Mais inciter à s’installer ne suffit plus, il est indispensable de redonner de l’attractivité à l’exercice libéral dans tous les territoires, en instituant par exemple des indemnités journalières pour les praticiennes afin de couvrir les charges fixes de leur cabinet pendant leur congé maternité, ou encore une prise en charge par l’Assurance maladie, à l’instar des médecins, des cotisations dites « d’allocations familiales » des praticiens.
Pas de monopole pour les centres
En revanche, les CDF s’opposent vivement à l’idée d’un remplacement de 1 pour 1 dans les zones sur-dotées désormais désignées comme « non prioritaires ». Ce dispositif qui prévoit que le conventionnement ne peut être accordé à un chirurgien-dentiste dans une « zone non prioritaire » que si un autre chirurgien-dentiste a préalablement mis fin à son activité conventionnée dans cette même zone, équivaudrait à créer un monopole de fait au bénéfice des centres de santé déjà présents dans ces territoires.
Débarrassés de toute nouvelle concurrence, ils multiplieront le nombre de leurs fauteuils et de leurs praticiens salariés que l’Assurance maladie est dans l’incapacité de dénombrer du fait de l’opacité de fonctionnement de ces centres ! Le temps où le discours gouvernemental avait comme leitmotiv, « le centre dentaire est solution pour les zones sous-dotées » s’est depuis longtemps fracassé sur la réalité comptable de leur recherche de profits dans les zones urbaines. Pour les CDF, il est donc totalement exclu de leur offrir une opportunité de développement, d’autant que les centres agissent déjà, de fait, comme des pompes aspirantes des nouveaux diplômés.

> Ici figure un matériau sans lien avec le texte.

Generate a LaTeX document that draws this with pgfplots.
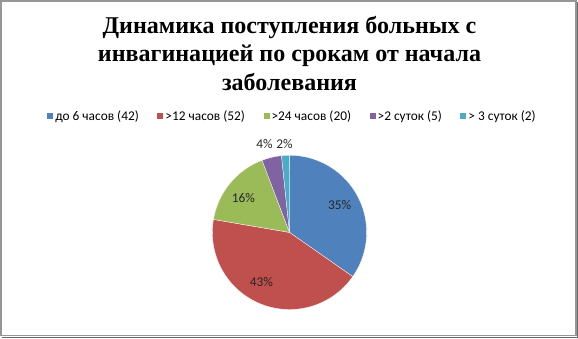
\documentclass[border=0pt]{standalone}
\usepackage{pgfplots}
\pgfplotsset{compat=1.18}
\usepackage{pgfplotstable}
\usepackage{fontspec}
\setmainfont{Carlito}
\newfontfamily\titlefont{Liberation Serif}

\definecolor{s0}{HTML}{4F81BD}
\definecolor{s1}{HTML}{C0504D}
\definecolor{s2}{HTML}{9BBB59}
\definecolor{s3}{HTML}{8064A2}
\definecolor{s4}{HTML}{4BACC6}
\definecolor{frame}{HTML}{969696}

\pgfplotstableread{
count
42
52
20
5
2
}\piedata

\begin{document}
\begin{tikzpicture}
% cumulative angles from the data
\xdef\total{0}
\pgfplotsforeachungrouped \i in {0,...,4}{%
  \pgfplotstablegetelem{\i}{count}\of\piedata
  \pgfmathsetmacro\tmp{\total+\pgfplotsretval}%
  \xdef\total{\tmp}%
}
\xdef\cum{0}
\pgfplotsforeachungrouped \i in {0,...,4}{%
  \pgfplotstablegetelem{\i}{count}\of\piedata
  \expandafter\xdef\csname a\i\endcsname{\cum}%
  \pgfmathsetmacro\tmp{\cum+(\pgfplotsretval/\total)*360}%
  \xdef\cum{\tmp}%
  \expandafter\xdef\csname b\i\endcsname{\cum}%
}
\begin{axis}[
  width=578bp, height=338bp, scale only axis,
  xmin=0, xmax=578, ymin=0, ymax=338, y dir=reverse,
  hide axis, clip=false,
  legend columns=5,
  legend style={at={(axis cs:292,116)}, anchor=center, draw=none, fill=none,
    font=\fontsize{13.33bp}{16bp}\selectfont, inner sep=0pt,
    /tikz/every even column/.append style={column sep=16.5bp}},
  legend cell align=left,
  legend image code/.code={\fill[#1,draw=none] (0bp,-3bp) rectangle (6bp,3bp);},
]
% frame
\draw[frame, line width=1.5bp] (axis cs:0.75,0.75) rectangle (axis cs:575,335);
\draw[frame!70!black, line width=1bp] (axis cs:576.5,2) -- (axis cs:576.5,337) -- (axis cs:2,337);

\pgfplotsinvokeforeach{0,...,4}{
  \addplot[fill=s#1, draw=white, line width=0.3bp, domain=\csname a#1\endcsname:\csname b#1\endcsname,
     samples=60, variable=\t]
     ({289+77*sin(\t)},{232-77*cos(\t)}) -- (axis cs:289,232) -- cycle;
}
\legend{до 6 часов (42), >12 часов (52), >24 часов (20), >2 суток (5), > 3 суток (2)}

\node[font=\titlefont\bfseries\fontsize{24bp}{28.5bp}\selectfont, align=center, anchor=north]
  at (axis cs:289,12.5) {Динамика поступления больных с\\инвагинацией по срокам от начала\\заболевания};

\begin{scope}[every node/.style={font=\fontsize{13.33bp}{16bp}\selectfont, text=black!85}]
\node at (axis cs:339,205) {35\%};
\node at (axis cs:261,282) {43\%};
\node at (axis cs:243,198) {16\%};
\node at (axis cs:264,144) {4\%};
\node at (axis cs:284,144) {2\%};
\end{scope}
\end{axis}
\end{tikzpicture}
\end{document}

Prise en charge de l’urgence
L’équipe des négociateurs des CDF a également fait part de ses propositions pour l’amélioration de la permanence des soins (PDS). Il s’agit avant tout d’identifier les actes d’urgence non existants à la CCAM ou non pris en charge et de les valoriser à la hauteur des enjeux de la PDS. De plus, les CDF préconisent l’instauration d’une rémunération forfaitaire, correspondant au coût horaire moyen d’un cabinet dentaire pour la réservation d’une plage horaire dédiée aux urgences.
Course contre-la-montre
D’autres réunions sont encore prévues mais le temps file et le tic-tac de l’échéance du 24 juillet resonne de plus en plus fort. Or, les attentes restent importantes sur les revalorisations, tant pour les prothèses, notamment amovibles et leurs réparations, que pour les soins conservateurs, endodontiques et chirurgicaux. Il ne faudrait pas que, de « drôle », cette négociation voulue par la FSDL fasse « pschit » ! Conscients de l’enjeu et du risque de règlement arbitral, les CDF continueront à proposer et à tracer les voies d’améliorations de l’exercice quotidien, espérant convaincre, pour obtenir un résultat aussi significatif que ceux de la convention de 2018, pour l’accès aux soins des patients et le changement de paradigme de la santé orale.